Re: Rupert Spria's sweet blind spot

Post by Simon Adams »

SanteriSatama wrote: Mon Mar 08, 2021 7:31 pm
Is he talking about the well known and relatively common phenomenon of lucid dreaming, with metacognitive function turned on during REM, or basic sentient awareness also during deepest sleep? Or something else?
He talks about a kind of awareness that remains even in deep sleep. He says that the reason we don’t think we are aware in sleep (apart from dreams) is that the part of us we think of as awareness is the part that is thought rather than the source of thought.

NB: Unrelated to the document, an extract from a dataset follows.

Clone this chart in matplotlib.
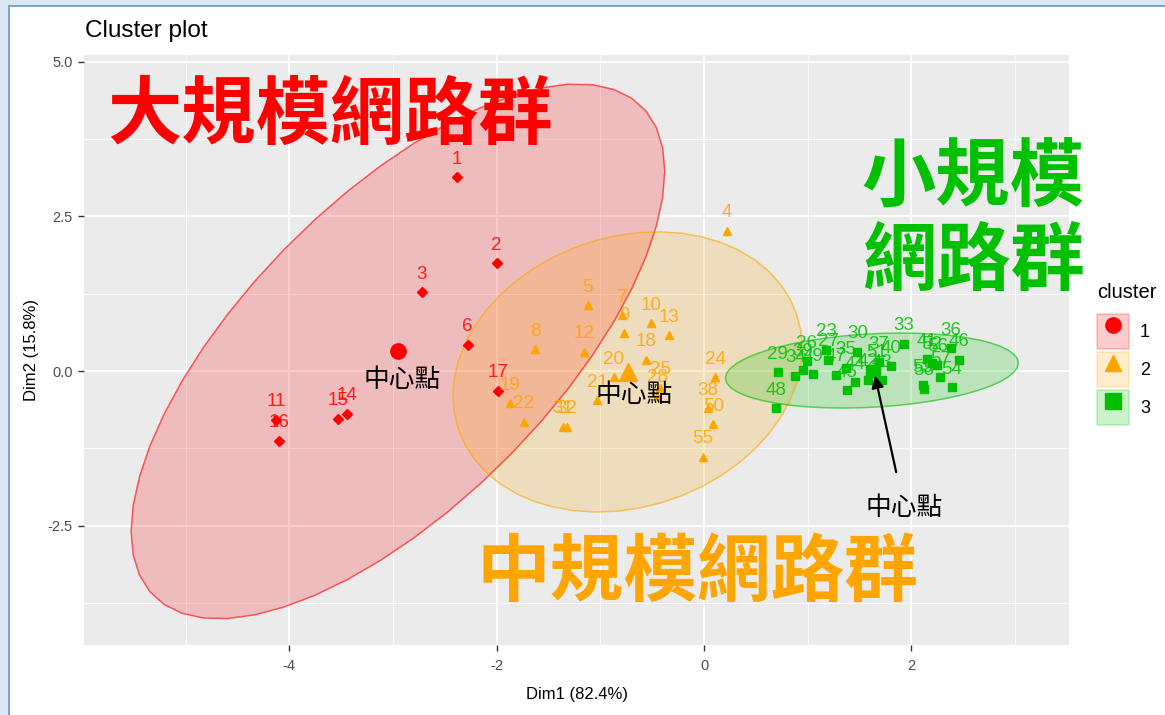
import numpy as np
import matplotlib
matplotlib.use('Agg')
import matplotlib.pyplot as plt
import matplotlib.ticker as ticker
from matplotlib.patches import Polygon, Patch, Rectangle
from matplotlib.lines import Line2D
from matplotlib.legend_handler import HandlerTuple

# ── Data ─────────────────────────────────────────────────────────────────────
red_ids = [1, 2, 3, 6, 11, 14, 15, 16, 17]
red_x = [-2.38, -2.00, -2.72, -2.28, -4.13, -3.44, -3.53, -4.10, -1.99]
red_y = [3.13, 1.74, 1.27, 0.42, -0.79, -0.69, -0.77, -1.13, -0.32]

orange_ids = [4, 5, 7, 8, 9, 10, 12, 13, 18, 19, 20, 21, 22, 24, 25, 28, 31, 32, 38, 50, 55]
orange_x = [0.22, -1.12, -0.79, -1.63, -0.77, -0.51, -1.16, -0.34, -0.56, -1.87, -0.87,
            -1.03, -1.74, 0.11, -0.42, -0.45, -1.36, -1.32, 0.04, 0.09, -0.01]
orange_y = [2.27, 1.06, 0.90, 0.35, 0.61, 0.77, 0.31, 0.58, 0.18, -0.52, -0.10,
            -0.47, -0.82, -0.10, -0.27, -0.40, -0.90, -0.90, -0.60, -0.86, -1.39]

green_ids = [23, 26, 27, 29, 30, 33, 34, 35, 36, 37, 39, 40, 41, 42, 43, 44, 45, 46, 47,
             48, 49, 51, 52, 53, 54, 56, 57, 58]
green_x = [1.18, 0.99, 1.20, 0.71, 1.48, 1.93, 0.88, 1.37, 2.38, 1.69, 0.95, 1.80, 2.15,
           1.58, 1.72, 1.46, 1.38, 2.46, 1.27, 0.69, 1.05, 1.66, 2.20, 2.11, 2.39, 2.25,
           2.28, 2.12]
green_y = [0.34, 0.16, 0.18, -0.02, 0.31, 0.44, -0.08, 0.05, 0.37, 0.14, 0.02, 0.08, 0.19,
           -0.14, -0.15, -0.18, -0.31, 0.18, -0.06, -0.60, -0.05, 0.00, 0.13, -0.23, -0.26,
           0.10, -0.10, -0.29]

cluster_names = ['1', '2', '3']
group_titles = ['大規模網路群', '中規模網路群', '小規模\n網路群']
center_label = '中心點'

RED = '#FF0000'
ORANGE = '#FFA500'
GREEN = '#00C000'

CJK = ['Noto Sans CJK TC', 'DejaVu Sans']
plt.rcParams['font.family'] = ['Liberation Sans', 'DejaVu Sans']
plt.rcParams['axes.unicode_minus'] = False


def norm_ellipse(x, y, level=0.95, segments=51):
    """Same as ggplot2 stat_ellipse(type='norm')."""
    pts = np.column_stack([x, y])
    n = len(pts)
    center = pts.mean(axis=0)
    chol = np.linalg.cholesky(np.cov(pts, rowvar=False)).T
    dfd = n - 1
    qf = dfd / 2 * ((1 - level) ** (-2 / dfd) - 1)   # F(2, dfd) quantile
    radius = np.sqrt(2 * qf)
    ang = np.linspace(0, 2 * np.pi, segments)
    circle = np.column_stack([np.cos(ang), np.sin(ang)])
    return center + radius * circle @ chol


# ── Figure ───────────────────────────────────────────────────────────────────
fig = plt.figure(figsize=(11.65, 7.15), dpi=100, facecolor='#dbe7f5')
fig.patches.append(Rectangle((9 / 1165, -0.1), 1.2, 1.1 - 6 / 715, transform=fig.transFigure,
                             facecolor='white', edgecolor='#6a94c8', lw=1.2, zorder=-10))

ax = fig.add_axes([84 / 1165, 70 / 715, 985 / 1165, 590 / 715])
ax.set_facecolor('#EBEBEB')
for s in ax.spines.values():
    s.set_visible(False)

ax.set_xlim(-5.98, 3.52)
ax.set_ylim(-4.43, 5.11)
ax.xaxis.set_major_locator(ticker.FixedLocator([-4, -2, 0, 2]))
ax.xaxis.set_minor_locator(ticker.FixedLocator([-5, -3, -1, 1, 3]))
ax.yaxis.set_major_locator(ticker.FixedLocator([-2.5, 0, 2.5, 5.0]))
ax.yaxis.set_minor_locator(ticker.FixedLocator([-3.75, -1.25, 1.25, 3.75]))
ax.yaxis.set_major_formatter(ticker.FuncFormatter(lambda v, _: f'{v:.1f}'))
ax.grid(which='major', color='white', lw=1.3, zorder=0)
ax.grid(which='minor', color='white', lw=0.6, zorder=0)
ax.set_axisbelow(True)
ax.tick_params(which='major', length=4, width=1, color='#333333',
               labelsize=10.5, labelcolor='#4D4D4D', pad=4)
ax.tick_params(axis='x', which='major', pad=6)
ax.tick_params(which='minor', length=0)

ax.set_xlabel('Dim1 (82.4%)', fontsize=12, labelpad=10)
ax.set_ylabel('Dim2 (15.8%)', fontsize=12, labelpad=6)
fig.text(85 / 1165, 1 - 31 / 715, 'Cluster plot', fontsize=17.5, ha='left', va='center')

groups = [
    (red_ids, red_x, red_y, RED, 'D', 5, 'o', 11),
    (orange_ids, orange_x, orange_y, ORANGE, '^', 6, '^', 13),
    (green_ids, green_x, green_y, GREEN, 's', 5.5, 's', 9),
]

centers = []
for ids, xs, ys, col, mk, ms, cmk, cms in groups:
    ell = norm_ellipse(xs, ys)
    ax.add_patch(Polygon(ell, closed=True, facecolor=col, alpha=0.2, edgecolor='none', zorder=1))
    ax.add_patch(Polygon(ell, closed=True, facecolor='none', edgecolor=col, alpha=0.6,
                         lw=1.1, zorder=2))
    ax.plot(xs, ys, ls='none', marker=mk, ms=ms, color=col, mec=col, zorder=3)
    for i, x, y in zip(ids, xs, ys):
        ax.annotate(str(i), (x, y), xytext=(0, 13), textcoords='offset points',
                    ha='center', va='center', fontsize=13.5, color=col, alpha=0.85, zorder=4)
    cx, cy = np.mean(xs), np.mean(ys)
    centers.append((cx, cy))
    ax.plot([cx], [cy], ls='none', marker=cmk, ms=cms, color=col, zorder=3)

# centre labels
ax.text(-2.91, -0.14, center_label, fontsize=18.5, family=CJK, ha='center', va='center', zorder=5)
ax.text(-0.67, -0.38, center_label, fontsize=18.5, family=CJK, ha='center', va='center', zorder=5)
ax.annotate(center_label, xy=(centers[2][0] + 0.03, centers[2][1] - 0.08),
            xytext=(1.93, -2.22), fontsize=18.5, family=CJK, ha='center', va='center',
            arrowprops=dict(arrowstyle='-|>', color='black', lw=1.6, mutation_scale=18,
                            shrinkA=15, shrinkB=0), zorder=5)

# big group titles
ax.text(-5.76, 4.13, group_titles[0], fontsize=53.5, fontweight='bold', family=CJK,
        color=RED, ha='left', va='center', zorder=6)
ax.text(-2.19, -3.27, group_titles[1], fontsize=53, fontweight='bold', family=CJK,
        color=ORANGE, ha='left', va='center', zorder=6)
ax.text(1.52, 2.44, group_titles[2], fontsize=53.5, fontweight='bold', family=CJK,
        color=GREEN, ha='left', va='center', linespacing=1.14, zorder=6)

# legend
fig.text(1097 / 1165, 1 - 293 / 715, 'cluster', fontsize=14.5, ha='left', va='center')
handles = []
for (_, _, _, col, _, _, cmk, _) in groups:
    box = Patch(facecolor=col, alpha=0.2, edgecolor=col, lw=1.2)
    mark = Line2D([], [], ls='none', marker=cmk, ms=11, color=col)
    handles.append((box, mark))
leg = fig.legend(handles, cluster_names, loc='upper left',
                 bbox_to_anchor=(1097 / 1165, 1 - 314 / 715), frameon=False,
                 handler_map={tuple: HandlerTuple(ndivide=1)},
                 fontsize=13, handlelength=1.78, handleheight=2.6,
                 labelspacing=0.17, handletextpad=0.6, borderpad=0, borderaxespad=0)

fig.savefig('out.png', dpi=100, facecolor=fig.get_facecolor())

An example of what he said on this is here - https://ramana-talk-mailer.appspot.com/ ... &index=609
Amputation of introspection is indeed anti-empirical and anti-scientific, and especially anti-philosophical, as it goes directly against the Socratic motto 'know thyself'.
Yes I’m not sure science *needs* introspection, but it seems to often be a part of the big discoveries. But in philosophy I’m with those like Henri Bergson who say it’s almost pointless to rely on logic and rational abstraction alone.
Ideas are certain original forms of things, their archetypes, permanent and incommunicable, which are contained in the Divine intelligence. And though they neither begin to be nor cease, yet upon them are patterned the manifold things of the world that come into being and pass away.